A regular group of us had a few of these at one of our dinners last year, contributed by one of our generous members. Probably close to $10,000 sitting on the shelf here. Are these wines worth that kind of money? Of course not. IMHO, no wine is worth more than $100 – 200 a bottle. Whatever the label says, and whatever the auctioneers say in their catalogues, it’s only fermented grape juice.
The top wines of Bordeaux have more in common with Ferrari cars, Rolex watches and Haute Couture. The only difference is that you can’t just make more Petrus because the market wants more. Something has to give so the price shoots up. Still, the bigger Bordeaux labels are marketed with great skill and no expense spared.
No matter how much their owners talk about growing grapes, tending vineyards, making wine and the love and care that goes with that, these are luxury brands, not wines. They’re collected and shown off, not drunk. They make great gifts in the right circles, and great investments.

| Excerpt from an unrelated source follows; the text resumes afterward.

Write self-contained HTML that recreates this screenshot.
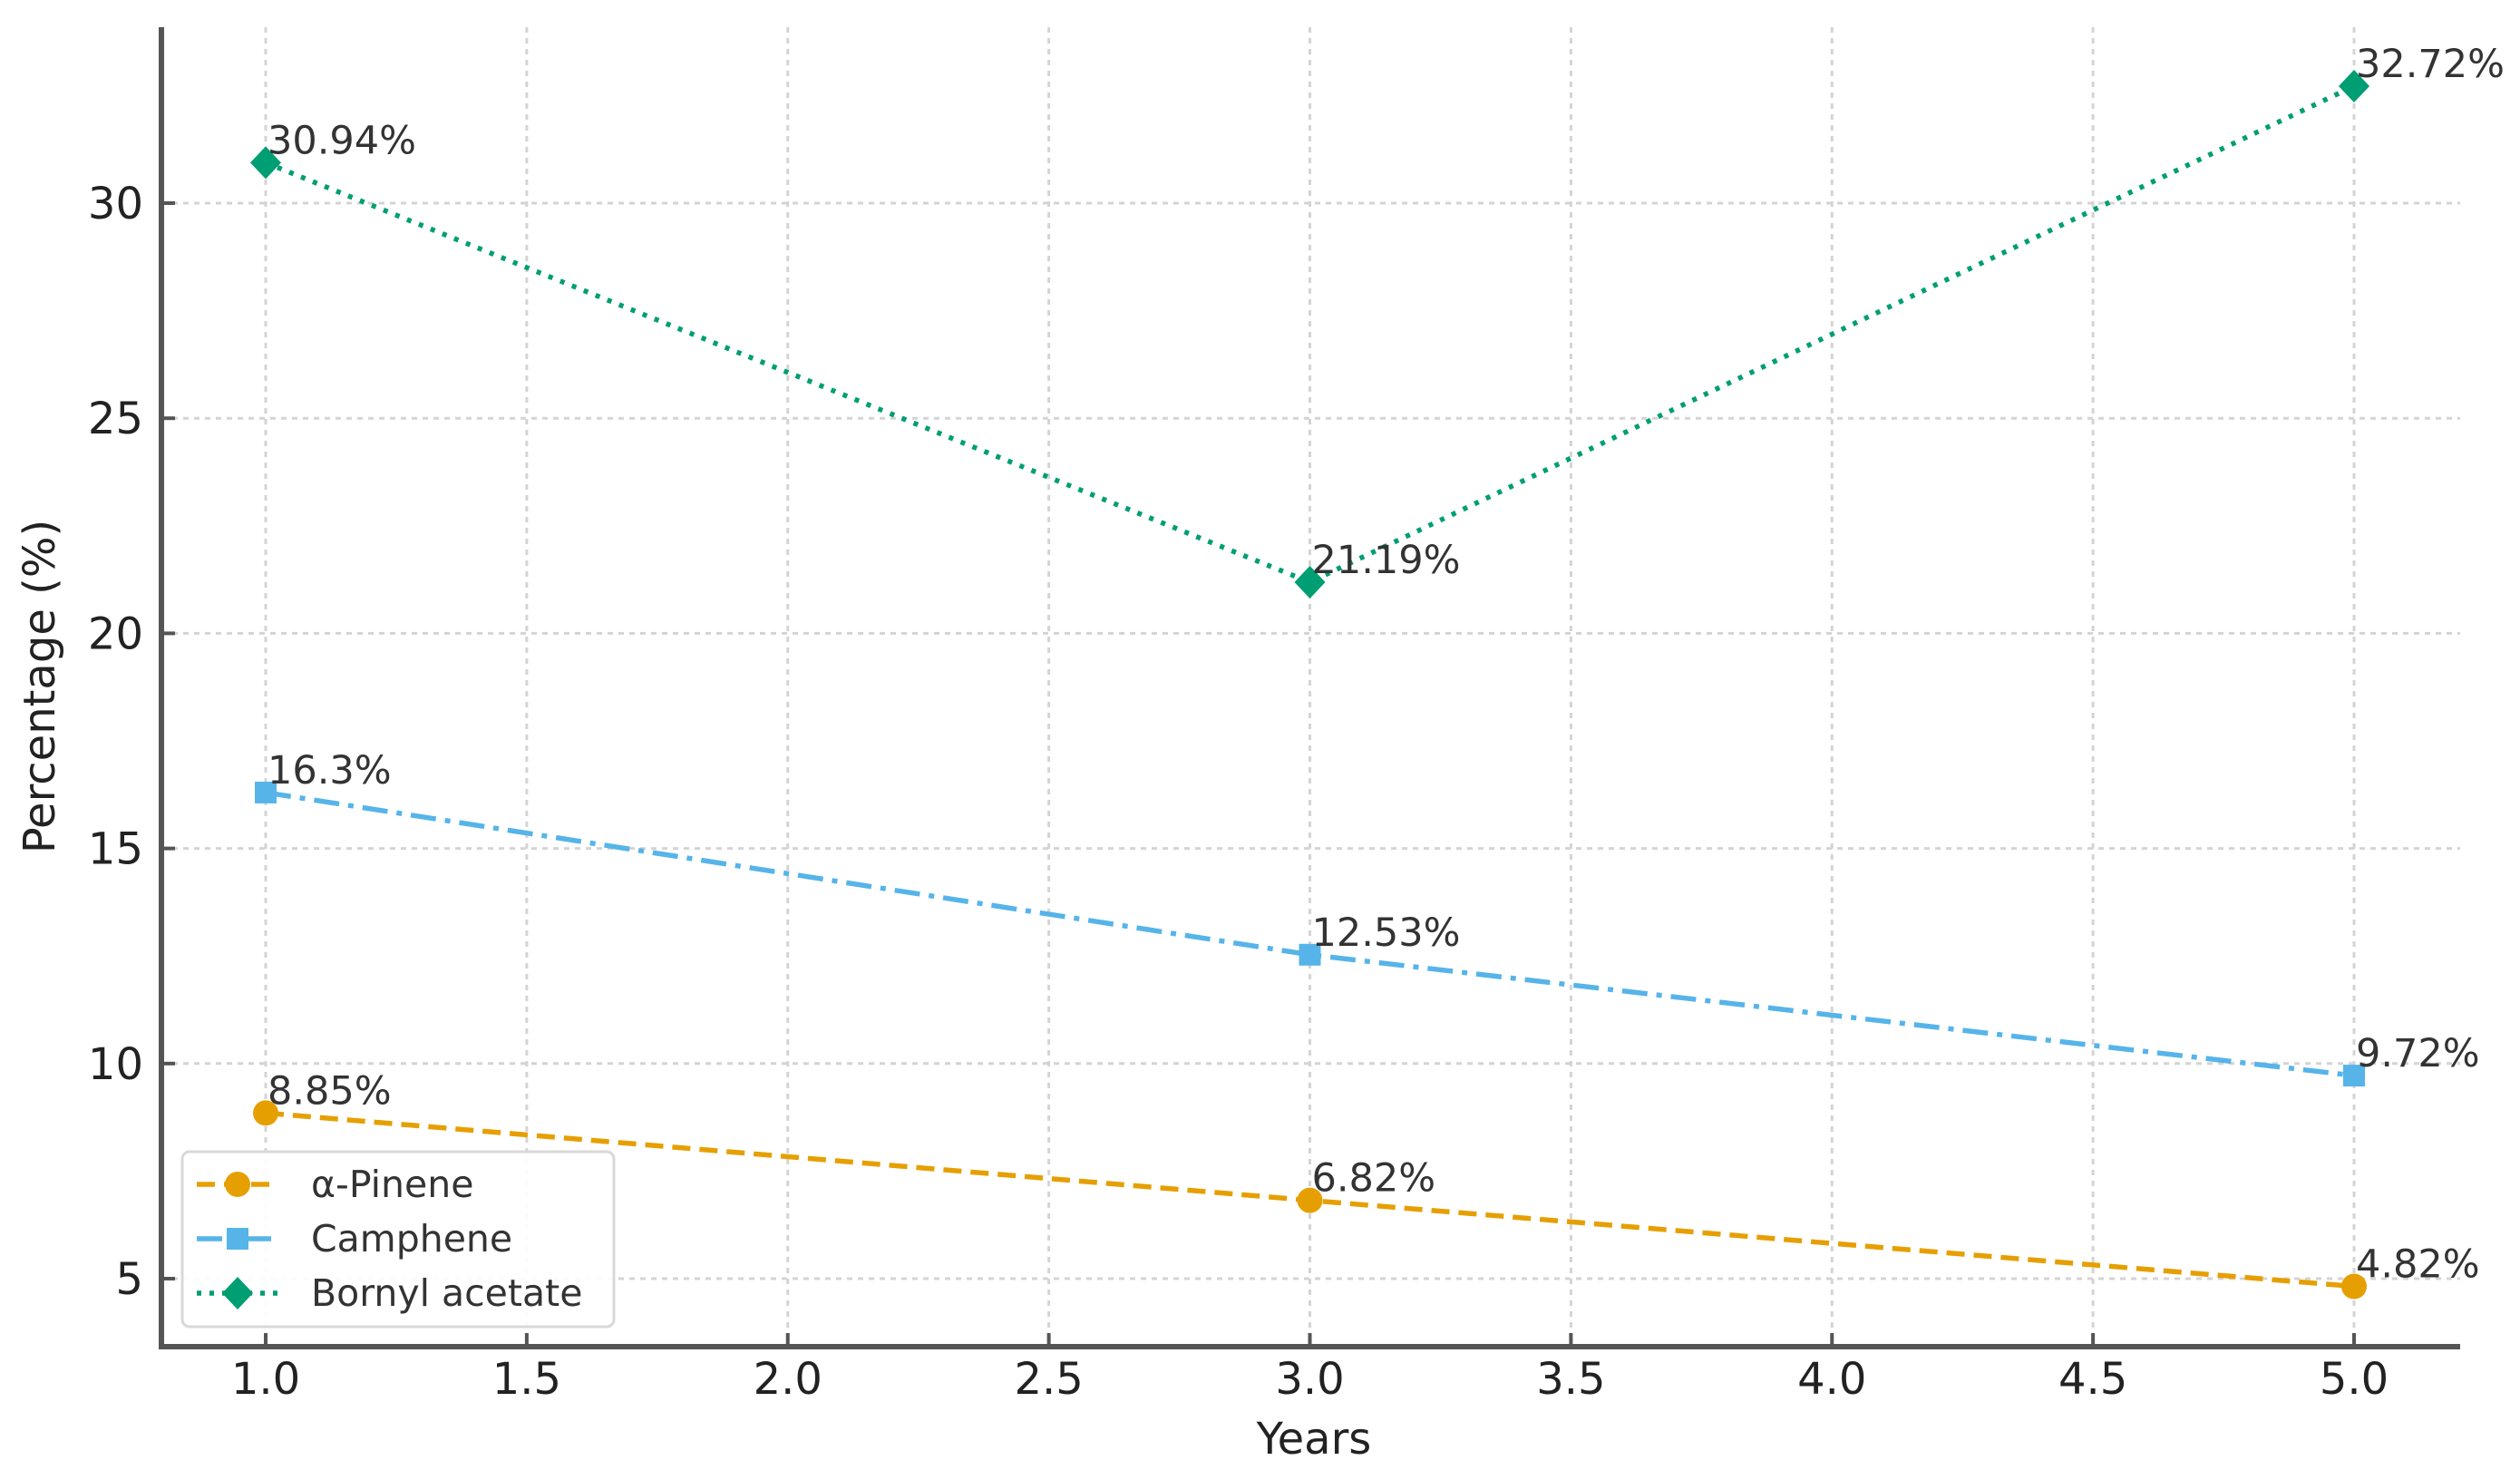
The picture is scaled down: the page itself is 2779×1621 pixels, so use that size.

As the London broker in the doco says: investors buy cases of these wines, sight unseen. They don’t know or care what the cases look like, let alone the labels. Most of our Grange is bought to impress business partners and friends, and as an investment. Grange passes many hands, but not many lips. Sadly, Grange is not the investment its makers would have us believe, let alone comparable to the big Bordeaux brands. More on that here: Penfolds Grange – rich wine, poor investment .
China to the rescue
How convenient, the owners of the big Bordeaux brands must’ve thought when American investors abandoned them when the GFC hit home and the Chinese took up the slack. Red Obsession charts that new obsession of wealthy Chinese business people and aspirants to the finer things in life. Lafite etching the lucky numeral 8 into its bottles from that vintage was a marketing master stroke.
The 2009 vintage was declared a vintage of the century, and prices went through the roof. The Chinese market didn’t seem to care. Then the experts – Parker, Robinson et al – declared the 2010 vintage another VOTC, pushing prices further up. Then came a problematic 2011, and the bubble burst. Chinese wine enthusiasts and investors alike have no historic connection with Bordeaux, and can easily switch their enthusiasm and their money to other attractions.
The Sting in the Tail
The Chinese are also resourceful , and have planted vineyards of their own. Don’t laugh: in 2011, they took out the international trophy for best Bordeaux varietal over £10 ($A15) at the Decanter World Wine Awards.
The Sydney Morning Herald reported that ‘Zhang Jing and Li Demei, her consultant winemaker at the He Lan Qing Xue vineyard in the mountainous Ningxia province of China, triumphed not just over France but the rest of the world this week … It is the first time a Chinese wine has won this coveted prize, and it is bound to create a stir around the proud chateaux of Bordeaux, who are happily getting used to the idea of China as a deep-pocketed marketplace for their own wine.
Current table wine consumption (made from grapes) in China is one bottle per person per year. In western countries, it’s 35. As consumption in China grows, the entrepreneurs tell us that China will become the biggest wine producer in the world. By that time, we can safely assume that the owners of the big Bordeaux brands will have found new markets for their wares (Russia, Brazil?).
Red Obsession is well worth seeing: it’s beautifully made and filmed, tightly scripted, narrated by Russell Crowe, and full of insights.